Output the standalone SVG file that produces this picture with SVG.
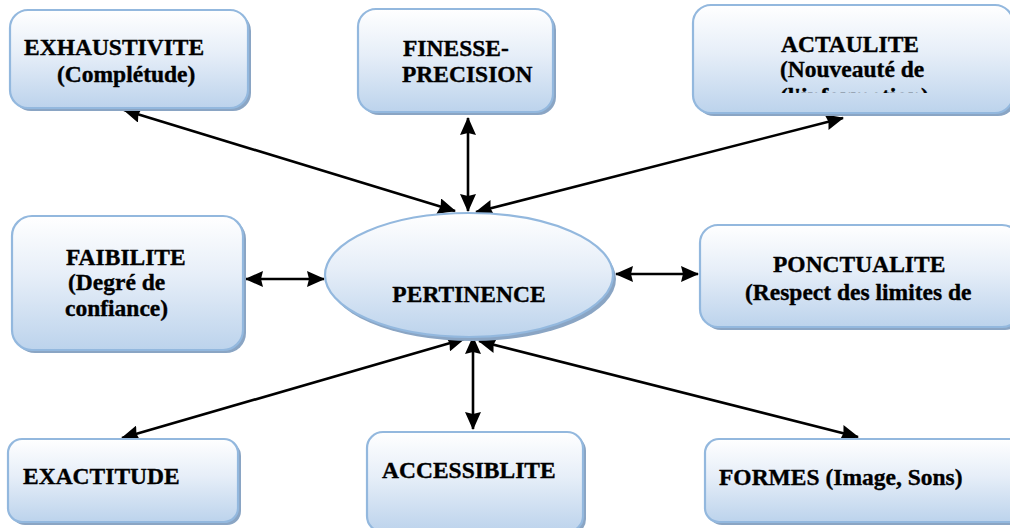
<svg xmlns="http://www.w3.org/2000/svg" width="1010" height="528" viewBox="0 0 1010 528">
  <defs>
    <linearGradient id="fillGrad" x1="0" y1="0" x2="0" y2="1">
      <stop offset="0" stop-color="#ffffff"/>
      <stop offset="0.45" stop-color="#e6eef8"/>
      <stop offset="1" stop-color="#bcd3ec"/>
    </linearGradient>
    <marker id="head" viewBox="0 0 18 16" refX="17" refY="8" markerWidth="18" markerHeight="16" markerUnits="userSpaceOnUse" orient="auto-start-reverse">
      <path d="M0,0 L18,8 L0,16 L2,8 Z" fill="#000"/>
    </marker>
    <clipPath id="clipActu">
      <rect x="700" y="80" width="300" height="13"/>
    </clipPath>
  </defs>
  <style>
    .shadow { fill: #8aa5c4; }
    .box { fill: url(#fillGrad); stroke: #93b8de; stroke-width: 2.2; }
    .lbl { font-family: "Liberation Serif", "Times New Roman", serif; font-weight: bold; font-size: 23.5px; fill: #000; stroke: #000; stroke-width: 0.35px; }
    .conn { stroke: #000; stroke-width: 2.6; fill: none; marker-start: url(#head); marker-end: url(#head); }
  </style>

  <rect width="1010" height="528" fill="#ffffff"/>

  <!-- connectors -->
  <g id="connectors">
    <line class="conn" x1="124" y1="110" x2="455" y2="211"/>
    <line class="conn" x1="468" y1="118" x2="468" y2="211"/>
    <line class="conn" x1="843" y1="118" x2="476" y2="212"/>
    <line class="conn" x1="246" y1="279" x2="324" y2="279"/>
    <line class="conn" x1="616" y1="274" x2="698" y2="274"/>
    <line class="conn" x1="122" y1="438" x2="464" y2="339"/>
    <line class="conn" x1="473" y1="337" x2="473" y2="429"/>
    <line class="conn" x1="479" y1="341" x2="858" y2="437"/>
  </g>

  <!-- nodes -->
  <g id="exhaustivite">
    <rect class="shadow" x="13" y="13" width="238" height="98" rx="18"/>
    <rect class="box" x="10" y="10" width="238" height="98" rx="18"/>
    <text class="lbl" x="24" y="55">EXHAUSTIVITE</text>
    <text class="lbl" x="57" y="82">(Complétude)</text>
  </g>

  <g id="finesse">
    <rect class="shadow" x="361" y="12" width="195" height="103" rx="18"/>
    <rect class="box" x="358" y="9" width="195" height="103" rx="18"/>
    <text class="lbl" x="403" y="56">FINESSE-</text>
    <text class="lbl" x="402" y="82">PRECISION</text>
  </g>

  <g id="actualite">
    <rect class="shadow" x="696" y="8" width="320" height="108" rx="18"/>
    <rect class="box" x="693" y="5" width="320" height="108" rx="18"/>
    <text class="lbl" x="781" y="52">ACTAULITE</text>
    <text class="lbl" x="780" y="77">(Nouveauté de</text>
    <text class="lbl" x="780" y="104" clip-path="url(#clipActu)">(l'information)</text>
  </g>

  <g id="faibilite">
    <rect class="shadow" x="15" y="219" width="231" height="134" rx="20"/>
    <rect class="box" x="12" y="216" width="231" height="134" rx="20"/>
    <text class="lbl" x="66" y="265">FAIBILITE</text>
    <text class="lbl" x="68" y="290">(Degré de</text>
    <text class="lbl" x="65" y="316">confiance)</text>
  </g>

  <g id="pertinence">
    <ellipse class="shadow" cx="472" cy="279" rx="144" ry="62"/>
    <ellipse class="box" cx="469" cy="275" rx="144" ry="62"/>
    <text class="lbl" x="469" y="302" text-anchor="middle">PERTINENCE</text>
  </g>

  <g id="ponctualite">
    <rect class="shadow" x="703" y="228" width="320" height="102" rx="18"/>
    <rect class="box" x="700" y="225" width="320" height="102" rx="18"/>
    <text class="lbl" x="773" y="272">PONCTUALITE</text>
    <text class="lbl" x="745" y="300">(Respect des limites de</text>
  </g>

  <g id="exactitude">
    <rect class="shadow" x="11" y="442" width="230" height="83" rx="14"/>
    <rect class="box" x="8" y="439" width="230" height="83" rx="14"/>
    <text class="lbl" x="23" y="484">EXACTITUDE</text>
  </g>

  <g id="accessiblite">
    <rect class="shadow" x="370" y="435" width="216" height="100" rx="16"/>
    <rect class="box" x="367" y="432" width="216" height="100" rx="16"/>
    <text class="lbl" x="382" y="478">ACCESSIBLITE</text>
  </g>

  <g id="formes">
    <rect class="shadow" x="708" y="442" width="320" height="83" rx="14"/>
    <rect class="box" x="705" y="439" width="320" height="83" rx="14"/>
    <text class="lbl" x="719" y="485">FORMES (Image, Sons)</text>
  </g>
</svg>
_ _ _
| Exercise instructions |
Copy each line in full and exactly, omitting any picture.

| Exercise answer |
Output the standalone SVG file that produces this picture with SVG.
<svg xmlns="http://www.w3.org/2000/svg" width="1010" height="528" viewBox="0 0 1010 528">
  <defs>
    <linearGradient id="fillGrad" x1="0" y1="0" x2="0" y2="1">
      <stop offset="0" stop-color="#ffffff"/>
      <stop offset="0.45" stop-color="#e6eef8"/>
      <stop offset="1" stop-color="#bcd3ec"/>
    </linearGradient>
    <marker id="head" viewBox="0 0 18 16" refX="17" refY="8" markerWidth="18" markerHeight="16" markerUnits="userSpaceOnUse" orient="auto-start-reverse">
      <path d="M0,0 L18,8 L0,16 L2,8 Z" fill="#000"/>
    </marker>
    <clipPath id="clipActu">
      <rect x="700" y="80" width="300" height="13"/>
    </clipPath>
  </defs>
  <style>
    .shadow { fill: #8aa5c4; }
    .box { fill: url(#fillGrad); stroke: #93b8de; stroke-width: 2.2; }
    .lbl { font-family: "Liberation Serif", "Times New Roman", serif; font-weight: bold; font-size: 23.5px; fill: #000; stroke: #000; stroke-width: 0.35px; }
    .conn { stroke: #000; stroke-width: 2.6; fill: none; marker-start: url(#head); marker-end: url(#head); }
  </style>

  <rect width="1010" height="528" fill="#ffffff"/>

  <!-- connectors -->
  <g id="connectors">
    <line class="conn" x1="124" y1="110" x2="455" y2="211"/>
    <line class="conn" x1="468" y1="118" x2="468" y2="211"/>
    <line class="conn" x1="843" y1="118" x2="476" y2="212"/>
    <line class="conn" x1="246" y1="279" x2="324" y2="279"/>
    <line class="conn" x1="616" y1="274" x2="698" y2="274"/>
    <line class="conn" x1="122" y1="438" x2="464" y2="339"/>
    <line class="conn" x1="473" y1="337" x2="473" y2="429"/>
    <line class="conn" x1="479" y1="341" x2="858" y2="437"/>
  </g>

  <!-- nodes -->
  <g id="exhaustivite">
    <rect class="shadow" x="13" y="13" width="238" height="98" rx="18"/>
    <rect class="box" x="10" y="10" width="238" height="98" rx="18"/>
    <text class="lbl" x="24" y="55">EXHAUSTIVITE</text>
    <text class="lbl" x="57" y="82">(Complétude)</text>
  </g>

  <g id="finesse">
    <rect class="shadow" x="361" y="12" width="195" height="103" rx="18"/>
    <rect class="box" x="358" y="9" width="195" height="103" rx="18"/>
    <text class="lbl" x="403" y="56">FINESSE-</text>
    <text class="lbl" x="402" y="82">PRECISION</text>
  </g>

  <g id="actualite">
    <rect class="shadow" x="696" y="8" width="320" height="108" rx="18"/>
    <rect class="box" x="693" y="5" width="320" height="108" rx="18"/>
    <text class="lbl" x="781" y="52">ACTAULITE</text>
    <text class="lbl" x="780" y="77">(Nouveauté de</text>
    <text class="lbl" x="780" y="104" clip-path="url(#clipActu)">(l'information)</text>
  </g>

  <g id="faibilite">
    <rect class="shadow" x="15" y="219" width="231" height="134" rx="20"/>
    <rect class="box" x="12" y="216" width="231" height="134" rx="20"/>
    <text class="lbl" x="66" y="265">FAIBILITE</text>
    <text class="lbl" x="68" y="290">(Degré de</text>
    <text class="lbl" x="65" y="316">confiance)</text>
  </g>

  <g id="pertinence">
    <ellipse class="shadow" cx="472" cy="279" rx="144" ry="62"/>
    <ellipse class="box" cx="469" cy="275" rx="144" ry="62"/>
    <text class="lbl" x="469" y="302" text-anchor="middle">PERTINENCE</text>
  </g>

  <g id="ponctualite">
    <rect class="shadow" x="703" y="228" width="320" height="102" rx="18"/>
    <rect class="box" x="700" y="225" width="320" height="102" rx="18"/>
    <text class="lbl" x="773" y="272">PONCTUALITE</text>
    <text class="lbl" x="745" y="300">(Respect des limites de</text>
  </g>

  <g id="exactitude">
    <rect class="shadow" x="11" y="442" width="230" height="83" rx="14"/>
    <rect class="box" x="8" y="439" width="230" height="83" rx="14"/>
    <text class="lbl" x="23" y="484">EXACTITUDE</text>
  </g>

  <g id="accessiblite">
    <rect class="shadow" x="370" y="435" width="216" height="100" rx="16"/>
    <rect class="box" x="367" y="432" width="216" height="100" rx="16"/>
    <text class="lbl" x="382" y="478">ACCESSIBLITE</text>
  </g>

  <g id="formes">
    <rect class="shadow" x="708" y="442" width="320" height="83" rx="14"/>
    <rect class="box" x="705" y="439" width="320" height="83" rx="14"/>
    <text class="lbl" x="719" y="485">FORMES (Image, Sons)</text>
  </g>
</svg>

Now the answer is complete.